Saat bayi mereka, Stephen, lahir, rencananya berhasil. Dengan sertifikat kelahiran Stephen, Friedrich akhirnya mendapat visa tinggal di AS.
Pada 26 Juni 1947, beberapa hari setelah Friedrich sampai di AS, pasangan ini menikah di New York. Friedrich lalu mengubah namanya menjadi "Frederick" sebagai penanda untuk memulai hidup baru di AS.
Melintasi 2 Benua
Namun, memiliki rumah di lingkungan masyarakat yang fanatik ternyata lebih sulit dari menjalani hubungan terlarang pada zaman perang.
Selama satu dekade berikutnya, Frederick dan Elinor harus melintasi dua benua untuk mencari komunitas yang bisa menerima keluarga ras campuran mereka.
Di Boston, seorang tuan tanah mengusir mereka setelah beberapa tetangga merasa keberatan tinggal di dekat mantan tentara Nazi.

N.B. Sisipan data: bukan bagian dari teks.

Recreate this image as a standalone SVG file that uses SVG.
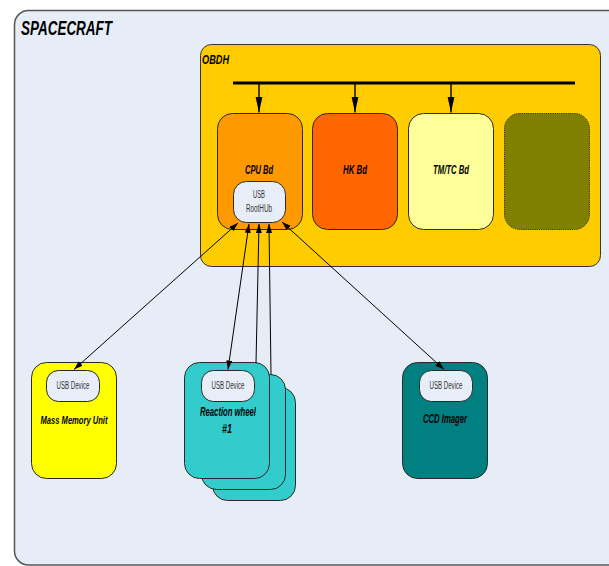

Sementara yang lainnya, tidak mau ada wanita kulit hitam di lingkungannya.
Di Pennsylvania, Stephen terpaksa masuk sekolah dasar terpisah, meskipun hukum negara melarangnya.
Saat tinggal di Göttingen, Jerman, Frederick bekerja di perusahaan batu bata milik ayahnya. Namun, perilaku rasis dari ibu Frederick, memaksa mereka pergi dari sana. Sang ibu sering mencemooh Elinor dengan mengatakan, "Mengapa anakku tidak bisa menikahi wanita berkulit putih?"

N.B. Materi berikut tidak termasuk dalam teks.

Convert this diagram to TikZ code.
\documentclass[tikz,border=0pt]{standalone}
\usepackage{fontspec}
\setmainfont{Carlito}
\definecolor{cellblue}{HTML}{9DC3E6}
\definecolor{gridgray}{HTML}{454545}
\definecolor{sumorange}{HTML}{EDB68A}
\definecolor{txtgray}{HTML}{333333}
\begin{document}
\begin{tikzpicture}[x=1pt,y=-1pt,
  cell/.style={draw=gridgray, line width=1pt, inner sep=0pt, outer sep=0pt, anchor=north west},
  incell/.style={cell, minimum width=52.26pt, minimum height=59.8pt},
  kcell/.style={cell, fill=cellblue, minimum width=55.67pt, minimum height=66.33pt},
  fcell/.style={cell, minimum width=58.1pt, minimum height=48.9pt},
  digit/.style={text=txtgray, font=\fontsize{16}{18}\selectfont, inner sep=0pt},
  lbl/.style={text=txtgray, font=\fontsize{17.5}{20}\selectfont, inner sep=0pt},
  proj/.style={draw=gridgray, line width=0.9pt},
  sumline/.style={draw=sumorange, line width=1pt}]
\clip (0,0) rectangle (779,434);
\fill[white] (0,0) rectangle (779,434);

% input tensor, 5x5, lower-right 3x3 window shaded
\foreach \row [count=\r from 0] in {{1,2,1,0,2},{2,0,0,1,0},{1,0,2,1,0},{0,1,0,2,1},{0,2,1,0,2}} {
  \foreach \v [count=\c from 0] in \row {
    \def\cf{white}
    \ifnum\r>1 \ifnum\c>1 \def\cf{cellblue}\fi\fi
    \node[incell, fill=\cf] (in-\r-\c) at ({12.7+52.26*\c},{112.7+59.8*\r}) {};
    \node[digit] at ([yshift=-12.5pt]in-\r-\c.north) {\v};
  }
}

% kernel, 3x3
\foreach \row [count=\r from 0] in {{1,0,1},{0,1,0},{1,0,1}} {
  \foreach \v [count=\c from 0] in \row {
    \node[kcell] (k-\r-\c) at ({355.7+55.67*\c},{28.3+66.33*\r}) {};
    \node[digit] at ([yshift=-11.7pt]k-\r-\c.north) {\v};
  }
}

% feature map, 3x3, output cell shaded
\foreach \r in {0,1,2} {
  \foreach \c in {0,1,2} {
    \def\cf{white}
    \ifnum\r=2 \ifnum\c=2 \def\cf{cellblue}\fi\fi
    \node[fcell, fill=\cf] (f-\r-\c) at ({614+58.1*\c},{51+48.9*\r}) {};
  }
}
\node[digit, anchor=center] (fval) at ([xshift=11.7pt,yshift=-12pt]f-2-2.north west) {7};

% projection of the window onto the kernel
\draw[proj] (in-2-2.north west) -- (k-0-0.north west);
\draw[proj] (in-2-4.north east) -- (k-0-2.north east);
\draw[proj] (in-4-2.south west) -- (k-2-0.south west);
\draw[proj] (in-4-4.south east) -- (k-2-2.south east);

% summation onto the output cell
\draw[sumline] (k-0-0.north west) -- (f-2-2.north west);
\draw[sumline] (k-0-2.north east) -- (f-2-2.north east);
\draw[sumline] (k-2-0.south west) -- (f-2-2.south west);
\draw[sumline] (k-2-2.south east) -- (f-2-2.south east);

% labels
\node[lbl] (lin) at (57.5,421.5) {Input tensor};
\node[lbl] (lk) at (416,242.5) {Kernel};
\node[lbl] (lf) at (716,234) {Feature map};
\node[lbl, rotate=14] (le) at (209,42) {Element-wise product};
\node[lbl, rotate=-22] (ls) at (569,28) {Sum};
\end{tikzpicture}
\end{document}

Pada akhirnya, keluarga kecil mereka menemukan rumah di Village Creek, Norwalk, Connecticut, dan menetap selamanya di sana.
Frederick mengubah pengalamannya di tahanan menjadi karier. Ia menjabat sebagai wakil presiden di Pepperridge Farm dan bertanggung jawab untuk eksperimen resep di dapur.
Satu di antara beberapa produk unggulannya adalah pai apel. Itu terinspirasi dari strudel spesial yang ia bikin untuk Elinor bertahun-tahun sebelumnya.
Frederick meninggal pada usia 75 tahun pada 2001. Sementara Elinor menyerah pada kanker saat umurnya 84 tahun pada 2005.
"Mereka saling mencintai sampai ajal menjemput," tutur Chris, anak kedua Frederick dan Elinor.